Paytm shares jumped nearly 6 percent on May 7 after the fintech company reported a net loss of Rs 540 crore for the fourth quarter of the financial year 2025, marking a slight fall from the Rs 550 crore net loss reported in the year-ago period. The shares of the company were trading at Rs 863 apiece in early trading.
The company had released its results for the January-March quarter of FY25 in the post market hours of May 6. Notably, the fintech firm is now close to break even as its Rs 540-crore loss included a one-time cost of Rs 522 crore during the quarter under review. Without the exceptional cost, Paytm's net loss stood at Rs 18 crore.
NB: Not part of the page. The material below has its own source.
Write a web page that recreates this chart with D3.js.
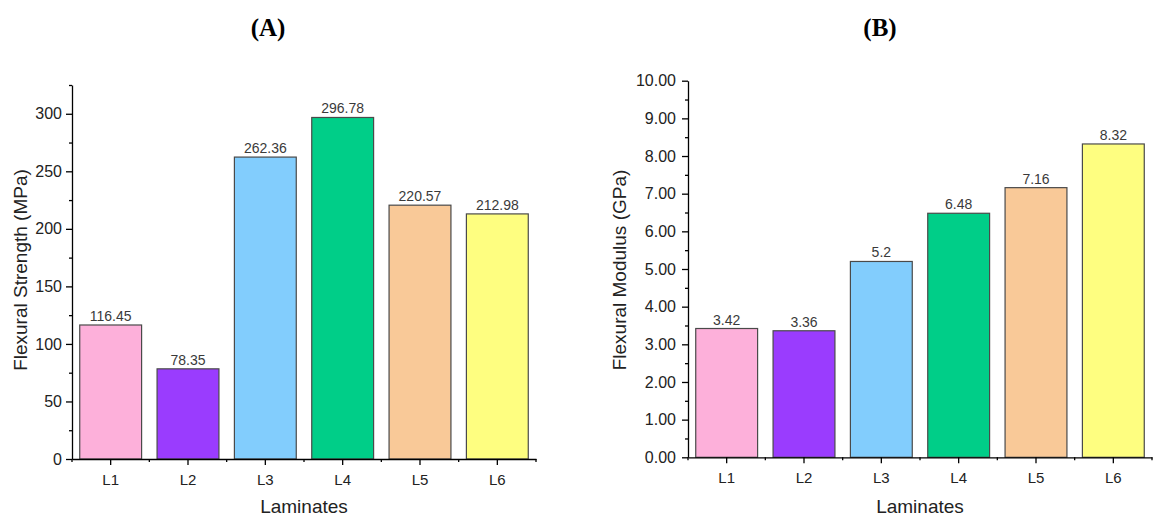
<!DOCTYPE html>
<html>
<head>
<meta charset="utf-8">
<script src="https://cdn.jsdelivr.net/npm/d3@7"></script>
<style>
  body { margin: 0; background: #fff; }
  text { font-family: "Liberation Sans", Arial, sans-serif; }
  .axis path, .axis line { stroke: #000; stroke-width: 1.3; }
</style>
</head>
<body>
<svg id="chart" width="1153" height="518"></svg>
<script>
// data
const laminates = ['L1', 'L2', 'L3', 'L4', 'L5', 'L6'];
const strength = [116.45, 78.35, 262.36, 296.78, 220.57, 212.98];
const modulus = [3.42, 3.36, 5.2, 6.48, 7.16, 8.32];
const strengthLabels = ['116.45', '78.35', '262.36', '296.78', '220.57', '212.98'];
const modulusLabels = ['3.42', '3.36', '5.2', '6.48', '7.16', '8.32'];
const barColors = ['#fdb0da', '#9a3cfe', '#82cdfd', '#00ce88', '#f9c998', '#fefe80'];

const svg = d3.select('#chart');

function drawPanel(opts) {
  const g = svg.append('g');

  const x = d3.scaleBand()
    .domain(laminates)
    .range([opts.left, opts.right])
    .paddingInner(0.2)
    .paddingOuter(0.1);

  const y = d3.scaleLinear()
    .domain([0, opts.yMax])
    .range([opts.bottom, opts.top]);

  // bars
  g.selectAll('rect.bar')
    .data(opts.values)
    .enter()
    .append('rect')
    .attr('class', 'bar')
    .attr('x', (d, i) => x(laminates[i]))
    .attr('y', d => y(d))
    .attr('width', x.bandwidth())
    .attr('height', d => y(0) - y(d))
    .attr('fill', (d, i) => barColors[i])
    .attr('stroke', '#4a4a4a')
    .attr('stroke-width', 1.2);

  // value labels
  g.selectAll('text.value')
    .data(opts.values)
    .enter()
    .append('text')
    .attr('class', 'value')
    .attr('x', (d, i) => x(laminates[i]) + x.bandwidth() / 2)
    .attr('y', d => y(d) - 4)
    .attr('text-anchor', 'middle')
    .attr('font-size', 14)
    .attr('fill', '#3a3a3a')
    .text((d, i) => opts.labels[i]);

  // y axis, major + minor ticks
  const yAxis = g.append('g')
    .attr('class', 'axis')
    .attr('transform', `translate(${opts.left},0)`)
    .call(d3.axisLeft(y)
      .tickValues(opts.yTicks)
      .tickSize(6)
      .tickSizeOuter(0)
      .tickPadding(opts.yPad)
      .tickFormat(opts.yFormat));
  yAxis.selectAll('text').attr('font-size', 16).attr('fill', '#222');

  g.append('g')
    .attr('class', 'axis')
    .attr('transform', `translate(${opts.left},0)`)
    .call(d3.axisLeft(y)
      .tickValues(opts.yMinor)
      .tickSize(3)
      .tickFormat(''))
    .select('.domain').remove();

  // x axis
  const xAxis = g.append('g')
    .attr('class', 'axis')
    .attr('transform', `translate(0,${opts.bottom})`)
    .call(d3.axisBottom(x).tickSize(6).tickSizeOuter(0));
  xAxis.selectAll('text')
    .attr('font-size', 15)
    .attr('fill', '#222')
    .attr('dy', null)
    .attr('y', 26);

  // minor ticks at band boundaries
  const bounds = d3.range(laminates.length + 1).map(i => x.range()[0] + i * x.step());
  g.append('g')
    .selectAll('line')
    .data(bounds)
    .enter()
    .append('line')
    .attr('x1', d => d).attr('x2', d => d)
    .attr('y1', opts.bottom).attr('y2', opts.bottom + 3)
    .attr('stroke', '#000')
    .attr('stroke-width', 1.3);

  // axis titles
  g.append('text')
    .attr('x', (opts.left + opts.right) / 2)
    .attr('y', 513)
    .attr('text-anchor', 'middle')
    .attr('font-size', 19)
    .attr('fill', '#222')
    .text('Laminates');

  g.append('text')
    .attr('transform', `translate(${opts.yTitleX},${opts.yTitleY}) rotate(-90)`)
    .attr('text-anchor', 'middle')
    .attr('font-size', 19)
    .attr('fill', '#222')
    .text(opts.yTitle);

  // panel letter
  g.append('text')
    .attr('x', opts.letterX)
    .attr('y', 36)
    .attr('text-anchor', 'middle')
    .style('font-family', '"Liberation Serif", "Times New Roman", serif')
    .style('font-weight', 'bold')
    .style('font-size', '25px')
    .attr('fill', '#000')
    .text(opts.letter);
}

drawPanel({
  values: strength,
  labels: strengthLabels,
  left: 72, right: 536, top: 85, bottom: 459,
  yMax: 325,
  yTicks: [0, 50, 100, 150, 200, 250, 300],
  yMinor: [25, 75, 125, 175, 225, 275, 325],
  yFormat: d3.format('d'),
  yPad: 4,
  yTitle: 'Flexural Strength (MPa)',
  yTitleX: 27, yTitleY: 270,
  letter: '(A)', letterX: 268
});

drawPanel({
  values: modulus,
  labels: modulusLabels,
  left: 688, right: 1152, top: 80.7, bottom: 457.3,
  yMax: 10,
  yTicks: d3.range(0, 11, 1),
  yMinor: d3.range(0.5, 10, 1),
  yFormat: d3.format('.2f'),
  yPad: 6,
  yTitle: 'Flexural Modulus (GPa)',
  yTitleX: 626, yTitleY: 270,
  letter: '(B)', letterX: 880
});
</script>
</body>
</html>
The Noida-based company's one-time cost was in relation to the 21 million Employee Stock Options (ESOPs) which were granted to the Managing Director and CEO Vijay Shekhar Sharma.
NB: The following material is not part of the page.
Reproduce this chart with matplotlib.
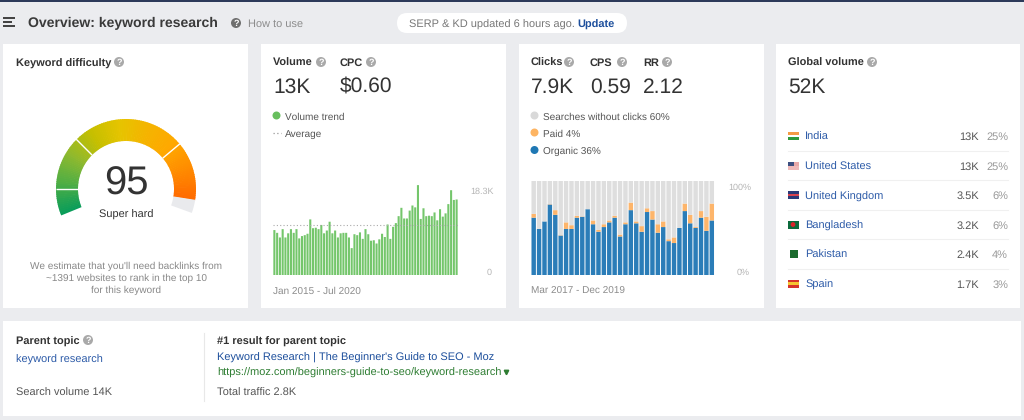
import numpy as np
from matplotlib import pyplot as plt
from matplotlib.colors import LinearSegmentedColormap
from matplotlib.patches import Circle, FancyBboxPatch, Rectangle, Wedge

plt.rcParams['font.family'] = ['Liberation Sans', 'DejaVu Sans']
plt.rcParams['text.hinting'] = 'no_hinting'
plt.rcParams['text.hinting_factor'] = 1

W, H = 1024, 420

BG = '#ebecef'
DARK = '#333333'
GREY = '#8c8c8c'
LINK = '#2d5ba8'

# volume per month, thousands, Jan 2015 - Jul 2020
volume = [9.7, 9.1, 8.1, 9.9, 8.1, 9.0, 9.9, 9.1, 9.9, 7.9, 8.4, 8.6, 8.9, 12.0,
          10.1, 10.2, 9.9, 10.8, 9.0, 9.6, 11.5, 9.0, 9.6, 8.1, 9.0, 9.1, 9.1, 8.1,
          5.8, 8.8, 8.6, 9.2, 7.8, 9.9, 8.8, 7.4, 7.5, 6.8, 7.7, 8.9, 8.2, 10.9,
          7.8, 10.4, 11.2, 12.7, 14.5, 12.2, 12.2, 13.9, 15.0, 14.6, 19.4, 12.1,
          14.4, 12.7, 12.8, 12.7, 13.5, 11.8, 14.2, 12.6, 13.3, 15.3, 18.3, 16.2, 16.3]
volume_avg = 10.7

# clicks share per month, percent, Mar 2017 - Dec 2019
organic = [61, 49, 57, 75, 64, 42, 49, 49, 61, 62, 70, 54, 46, 51, 56, 61, 41,
           54, 69, 55, 46, 67, 59, 45, 51, 36, 34, 50, 68, 55, 50, 61, 47, 58]
paid = [4, 0, 0, 0.4, 5, 0.4, 7, 4, 2, 0.4, 0, 4, 2, 3, 2, 2, 2,
        2, 8, 2, 6, 4, 9, 9, 6, 2, 6, 0, 8, 9, 1, 7, 15, 18]

countries = ['India', 'United States', 'United Kingdom', 'Bangladesh', 'Pakistan', 'Spain']
country_vol = ['13K', '13K', '3.5K', '3.2K', '2.4K', '1.7K']
country_pct = ['25%', '25%', '6%', '6%', '4%', '3%']

difficulty = 95

# gradient along the gauge, from its start to its end
gauge_colors = ['#0a9d5a', '#4fae45', '#8fb92e', '#c5bf00', '#e6c400', '#f5b400',
                '#ffa800', '#ff8a00', '#ff6a00']
gauge_cmap = LinearSegmentedColormap.from_list('kd', gauge_colors)


def Y(y):
    # pixel rows count from the top in the reference
    return H - y


def txt(x, y, s, size=9, color=DARK, weight='normal', ha='left'):
    ax.text(x, Y(y) - 1.4, s, fontsize=size, color=color, fontweight=weight, ha=ha, va='center')


def card(x0, y0, x1, y1):
    ax.add_patch(Rectangle((x0, Y(y1)), x1 - x0, y1 - y0, fc='white', ec='none'))


def help_icon(x, y, r=5, color='#a9a9a9'):
    ax.add_patch(Circle((x, Y(y)), r, fc=color, ec='none'))
    ax.text(x, Y(y) - 0.3, '?', fontsize=r * 1.25, color='white', fontweight='bold', ha='center', va='center')


def flag(x, y, bands, w=11):
    # bands are stacked from the top, each one equal height
    h = 8.0 / len(bands)
    for i, c in enumerate(bands):
        ax.add_patch(Rectangle((x, Y(y - 4 + (i + 1) * h)), w, h, fc=c, ec='none'))


fig = plt.figure(figsize=(W / 100, H / 100), dpi=100, facecolor=BG)
ax = fig.add_axes([0, 0, 1, 1])
ax.set_xlim(0, W)
ax.set_ylim(0, H)
ax.axis('off')

# header
ax.add_patch(Rectangle((0, Y(2)), W, 2, fc='#2c3a5a', ec='none'))
for yy, ww in [(18, 12), (22, 9), (26, 12)]:
    ax.add_patch(Rectangle((3, Y(yy) - 0.7), ww, 1.4, fc='#444444', ec='none'))
txt(28, 22, 'Overview: keyword research', 10.2, '#3a3a3a', 'bold')
help_icon(236, 23, 5, '#6f6f6f')
txt(248, 23, 'How to use', 7.9, GREY)
ax.add_patch(FancyBboxPatch((397, Y(33)), 230, 20, boxstyle='round,pad=0,rounding_size=10',
                            fc='white', ec='none'))
txt(409, 23, 'SERP & KD updated 6 hours ago.', 8.0, '#777777')
txt(577, 23, 'Update', 8.0, '#1d4f9c', 'bold')

card(3, 44, 248, 308)
card(261, 44, 506, 308)
card(519, 44, 764, 308)
card(776, 44, 1020, 308)
card(3, 321, 1021, 416)

# keyword difficulty card
txt(16, 62, 'Keyword difficulty', 8.0, DARK, 'bold')
help_icon(119, 62)
cx, cy = 126, 189
start, sweep = 202, 222
end_kd = start - sweep * difficulty / 100
steps = 120
for i in range(steps):
    a1 = start - (start - end_kd) * i / steps
    a0 = start - (start - end_kd) * (i + 1) / steps
    ax.add_patch(Wedge((cx, Y(cy)), 70, a0 - 0.5, a1 + 0.2, width=22,
                       fc=gauge_cmap(i / steps), ec='none'))
ax.add_patch(Wedge((cx, Y(cy)), 70, start - sweep, end_kd, width=22, fc='#e9eaed', ec='none'))
for ang in [180, 135, 40]:
    c, s = np.cos(np.radians(ang)), np.sin(np.radians(ang))
    ax.plot([cx + 48 * c, cx + 70.5 * c], [Y(cy) + 48 * s, Y(cy) + 70.5 * s], color='white', lw=1.0,
            solid_capstyle='butt')
ax.text(cx, Y(184), str(difficulty), fontsize=28.5, color=DARK, ha='center', va='center')
ax.text(cx, Y(215), 'Super hard', fontsize=7.7, color=DARK, ha='center', va='center')
for yy, line in [(266, 'We estimate that you\'ll need backlinks from'),
                 (278, '~1391 websites to rank in the top 10'),
                 (290, 'for this keyword')]:
    ax.text(126, Y(yy), line, fontsize=7.2, color='#888888', ha='center', va='center')

# volume card
txt(273, 62, 'Volume', 8.0, DARK, 'bold')
help_icon(321, 62)
txt(340, 62, 'CPC', 8.0, DARK, 'bold')
help_icon(371, 62)
txt(273, 86, '13K', 15, DARK)
txt(340, 86, '$0.60', 15, DARK)
ax.add_patch(Circle((276.5, Y(115.5)), 4, fc='#68bf5e', ec='none'))
txt(285, 115.5, 'Volume trend', 7.3, '#555555')
ax.plot([273, 281], [Y(132.5)] * 2, color='#999999', lw=0.9, ls=(0, (1, 2)))
txt(285, 132.5, 'Average', 7.3, '#555555')
txt(273, 289.5, 'Jan 2015 - Jul 2020', 7.3, GREY)

# clicks card
txt(531, 62, 'Clicks', 8.0, DARK, 'bold')
help_icon(569, 62)
txt(590, 62, 'CPS', 8.0, DARK, 'bold')
help_icon(622, 62)
txt(643, 62, 'RR', 8.0, DARK, 'bold')
help_icon(667, 62)
txt(531, 86, '7.9K', 15, DARK)
txt(590, 86, '0.59', 15, DARK)
txt(643, 86, '2.12', 15, DARK)
for yy, c, label in [(115.5, '#d9d9d9', 'Searches without clicks 60%'),
                     (132.5, '#fdb462', 'Paid 4%'),
                     (150, '#1f78b4', 'Organic 36%')]:
    ax.add_patch(Circle((534.5, Y(yy)), 4, fc=c, ec='none'))
    txt(543, yy, label, 7.3, '#555555')
txt(531, 289.5, 'Mar 2017 - Dec 2019', 7.3, GREY)

# global volume card
txt(788, 62, 'Global volume', 8.0, DARK, 'bold')
help_icon(872, 62)
txt(788, 86, '52K', 15, DARK)
flags = [['#f59b45', '#ffffff', '#2f9a3c'], ['#e8a9a9', '#efb9b9'],
         ['#2b3a78', '#d8434f', '#2b3a78'], ['#0b6a3c'], ['#1c6b2e'],
         ['#d6332b', '#f5c531', '#d6332b']]
for i, name in enumerate(countries):
    yy = 136 + i * 29.5
    if name == 'Pakistan':
        flag(790, yy, flags[i], 8)
    else:
        flag(788, yy, flags[i])
    if name == 'United States':
        ax.add_patch(Rectangle((788, Y(yy)), 5.5, 4, fc='#3d4f80', ec='none'))
    if name == 'Bangladesh':
        ax.add_patch(Circle((793, Y(yy)), 2.4, fc='#d8232a', ec='none'))
    txt(805, yy, name, 7.9, LINK)
    ax.text(979, Y(yy) - 1.4, country_vol[i], fontsize=7.9, color='#555555', ha='right', va='center')
    ax.text(1008, Y(yy) - 1.4, country_pct[i], fontsize=7.9, color='#999999', ha='right', va='center')
    if i < len(countries) - 1:
        ax.plot([788, 1008], [Y(yy + 14.8)] * 2, color='#f0f0f0', lw=0.8)

# bottom card
txt(16, 340, 'Parent topic', 7.8, DARK, 'bold')
help_icon(88, 340)
txt(16, 358, 'keyword research', 7.8, LINK)
txt(16, 392, 'Search volume 14K', 7.9, '#555555')
ax.plot([204, 204], [Y(333), Y(401)], color='#e8e8e8', lw=0.8)
txt(217, 340, '#1 result for parent topic', 7.6, DARK, 'bold')
txt(217, 356.5, 'Keyword Research | The Beginner\'s Guide to SEO - Moz', 7.9, '#1d4f9c')
txt(217, 371, 'https://moz.com/beginners-guide-to-seo/keyword-research', 7.9, '#2e7d32')
ax.plot([506], [Y(372)], marker='v', ms=3.2, color='#2e7d32', ls='none')
txt(217, 392, 'Total traffic 2.8K', 7.9, '#555555')

# volume chart
ax1 = fig.add_axes([273 / W, 1 - 275 / H, 185 / W, 90 / H])
ax1.bar(range(len(volume)), volume, width=0.75, color='#74c66b', snap=False)
ax1.axhline(volume_avg, color='#aaaaaa', lw=0.8, ls=(0, (1, 2)))
ax1.set_xlim(-0.5, len(volume) - 0.5)
ax1.set_ylim(0, 90 / 13.9 * 3)
ax1.axis('off')
txt(470, 190, '18.3K', 6.6, '#b5b5b5')
txt(487, 271, '0', 6.6, '#b5b5b5')

# clicks chart
ax2 = fig.add_axes([531 / W, 1 - 275 / H, 183.5 / W, 94 / H])
x = np.arange(len(organic))
organic = np.array(organic, dtype=float)
paid = np.array(paid, dtype=float)
ax2.bar(x, organic, width=0.82, color='#2b7db8', snap=False)
ax2.bar(x, paid, width=0.82, bottom=organic, color='#fdb56b', snap=False)
ax2.bar(x, 100 - organic - paid, width=0.82, bottom=organic + paid, color='#dedede', snap=False)
ax2.set_xlim(-0.5, len(organic) - 0.5)
ax2.set_ylim(0, 100)
ax2.axis('off')
txt(728, 186, '100%', 6.6, '#b5b5b5')
txt(737, 271.5, '0%', 6.6, '#b5b5b5')

fig.savefig('out.png', dpi=100, facecolor=BG)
The firm's revenue from operations however tumbled 16 percent year-over-year to Rs 1,912 crore. It also reported EBITDA positive with a surplus of Rs 81 crore during Q4.
"In Q4FY2025, we achieved operating revenue of Rs 1,911 crore, with an increase in revenues from the distribution of financial services and Rs 70 crore of UPI incentive for FY2025. Excluding the UPI incentive, revenue increased 1% QoQ, despite the festive season surge in payments volume in the previous quarter," Paytm said in a stock exchange filing.
Motilal Oswal reiterates 'Neutral' rating
After Paytm's Q4 results were released, Motilal Oswal reiterated its 'neutral' rating on the stock with a target price of Rs 870 apiece. "Paytm reported a year of recovery in business metrics during FY25. Disbursement recovery is well on track, led by healthy disbursements in merchant loans. GMV also demonstrated steady state recovery. Most business metrics continue to improve as recovery progresses. We expect a steady business recovery, leading to a 29% revenue CAGR over FY25-27," the domestic brokerage said. "We maintain our contribution profit estimates and project PAYTM to turn EBITDA positive by FY27," it added.